##### STORED DATA #####
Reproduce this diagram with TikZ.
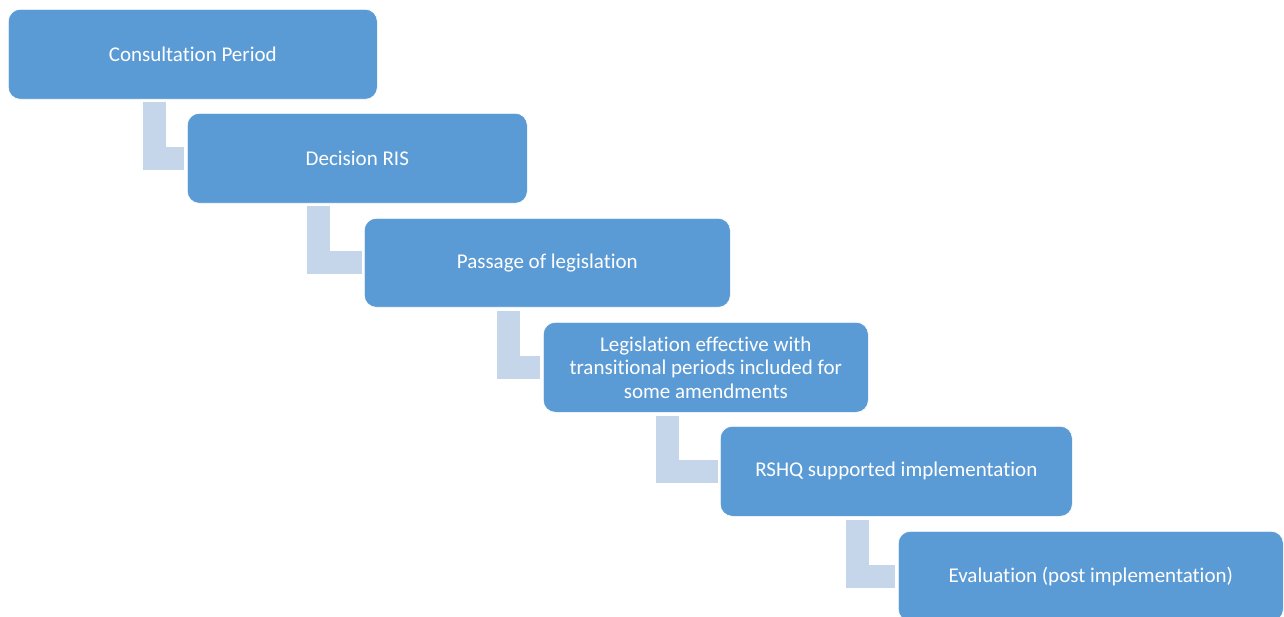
\documentclass[tikz,border=0pt]{standalone}
\usepackage{fontspec}
\setmainfont{Carlito}[RawFeature={-liga}]
\definecolor{boxblue}{HTML}{5B9BD5}
\definecolor{connblue}{HTML}{C5D5EA}
\begin{document}
\begin{tikzpicture}[x=1pt,y=-1pt,
  stepbox/.style={rectangle, rounded corners=12pt, fill=boxblue, draw=white, line width=0.6pt,
    anchor=north west, inner sep=0pt, text=white, align=center,
    font=\fontsize{21}{23.5}\selectfont},
  conn/.style={draw=connblue, line width=23pt, line cap=butt, line join=miter}]
\useasboundingbox (0,0) rectangle (1284,617);
\begin{scope}
\clip (0,0) rectangle (1284,617);
\node[stepbox, minimum width=369pt, minimum height=90pt] (b1) at (8,9) {Consultation Period};
\node[stepbox, minimum width=340pt, minimum height=90pt] (b2) at (187,113) {Decision RIS};
\node[stepbox, minimum width=366pt, minimum height=89pt] (b3) at (364,218) {Passage of legislation};
\node[stepbox, minimum width=325pt, minimum height=90pt] (b4) at (543,322) {Legislation effective with\\transitional periods included for\\some amendments};
\node[stepbox, minimum width=352pt, minimum height=90pt] (b5) at (720,426) {RSHQ supported implementation};
\node[stepbox, minimum width=385pt, minimum height=90pt] (b6) at (898,531) {Evaluation (post implementation)};
\draw[conn] ([shift={(146.5pt,-2pt)}]b1.south west) |- ([xshift=-3pt]b2.west);
\draw[conn] ([shift={(131.5pt,-2pt)}]b2.south west) |- ([xshift=-2pt]b3.west);
\draw[conn] ([shift={(144.5pt,-3pt)}]b3.south west) |- ([xshift=-3pt]b4.west);
\draw[conn] ([shift={(124.5pt,-3pt)}]b4.south west) |- ([xshift=-2pt]b5.west);
\draw[conn] ([shift={(137.5pt,-3pt)}]b5.south west) |- ([xshift=-3pt]b6.west);
\end{scope}
\end{tikzpicture}
\end{document}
#####
Skip every picture and transcribe the data above exactly.

▸ OUTPUT FOR THIS TASK:
Reproduce this diagram with TikZ.
\documentclass[tikz,border=0pt]{standalone}
\usepackage{fontspec}
\setmainfont{Carlito}[RawFeature={-liga}]
\definecolor{boxblue}{HTML}{5B9BD5}
\definecolor{connblue}{HTML}{C5D5EA}
\begin{document}
\begin{tikzpicture}[x=1pt,y=-1pt,
  stepbox/.style={rectangle, rounded corners=12pt, fill=boxblue, draw=white, line width=0.6pt,
    anchor=north west, inner sep=0pt, text=white, align=center,
    font=\fontsize{21}{23.5}\selectfont},
  conn/.style={draw=connblue, line width=23pt, line cap=butt, line join=miter}]
\useasboundingbox (0,0) rectangle (1284,617);
\begin{scope}
\clip (0,0) rectangle (1284,617);
\node[stepbox, minimum width=369pt, minimum height=90pt] (b1) at (8,9) {Consultation Period};
\node[stepbox, minimum width=340pt, minimum height=90pt] (b2) at (187,113) {Decision RIS};
\node[stepbox, minimum width=366pt, minimum height=89pt] (b3) at (364,218) {Passage of legislation};
\node[stepbox, minimum width=325pt, minimum height=90pt] (b4) at (543,322) {Legislation effective with\\transitional periods included for\\some amendments};
\node[stepbox, minimum width=352pt, minimum height=90pt] (b5) at (720,426) {RSHQ supported implementation};
\node[stepbox, minimum width=385pt, minimum height=90pt] (b6) at (898,531) {Evaluation (post implementation)};
\draw[conn] ([shift={(146.5pt,-2pt)}]b1.south west) |- ([xshift=-3pt]b2.west);
\draw[conn] ([shift={(131.5pt,-2pt)}]b2.south west) |- ([xshift=-2pt]b3.west);
\draw[conn] ([shift={(144.5pt,-3pt)}]b3.south west) |- ([xshift=-3pt]b4.west);
\draw[conn] ([shift={(124.5pt,-3pt)}]b4.south west) |- ([xshift=-2pt]b5.west);
\draw[conn] ([shift={(137.5pt,-3pt)}]b5.south west) |- ([xshift=-3pt]b6.west);
\end{scope}
\end{tikzpicture}
\end{document}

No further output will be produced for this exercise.